Archiwum 13 lutego 2008


lut 13 2008 ...
Komentarze: 7

„Już” to bardzo dobre słowo na dzisiaj. W jednym tylko przypadku kretyńsko brzmi. Już jeden szef wszystkich szefów jest szefem wszystkich szefów minus jedna osoba. Już inny szef wszystkich szefów jest szefem wszystkich szefów plus jedna osoba. Już tylko 45 minut w tym mieście.

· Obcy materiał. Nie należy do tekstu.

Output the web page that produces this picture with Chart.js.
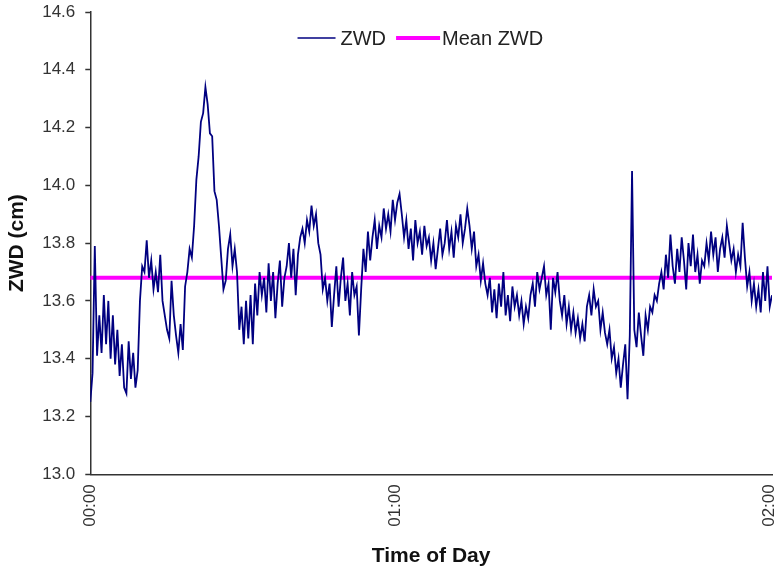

Już odbieram telefony tylko od tych, od których chce mi się odebrać. Już dzwonię tylko do tych, do których chce mi się dzwonić. Już jutro popołudniu pod moim numerem będzie można odsłuchać – abonent chwilowo obciągnięty – czy jakoś tak to leci. Już dzisiaj zrobiłem kontrakt na pół zielonej bańki dla poprzedniego szefa wszystkich szefów. Obowiązkowy przecież jestem. A poza tym lubię tego, który ten kontrakt ze mną robi. Mój rówieśnik. Niezły czub. Już mu powiedziałem, że więcej interesów robić nie będziemy. Zaproponował przyjaźń. Już przyjąłem. Pewnie rzadko się będziemy widywać, bo to tysiąc kilometrów od obecnego miejsca mojej lokalizacji i również tysiąc od przyszłego. Mimo tego fajnie. Te kilka lat było jak sen. Nigdy nie wiedziałem co się za chwilę wydarzy. Wszystko stawało na głowie w dwie minuty, żeby leżeć bokiem kwadrans później. Zmieniały się miasta, kraje, kontynenty. Już dość. Już ostatnia zmiana. Cieszę się i z powodu zmiany i z tego, że ostatnia. I na pohybel skurwysynom. Już jej nie kocham – to właśnie przypadek, gdy „już” brzmi kretyńsko.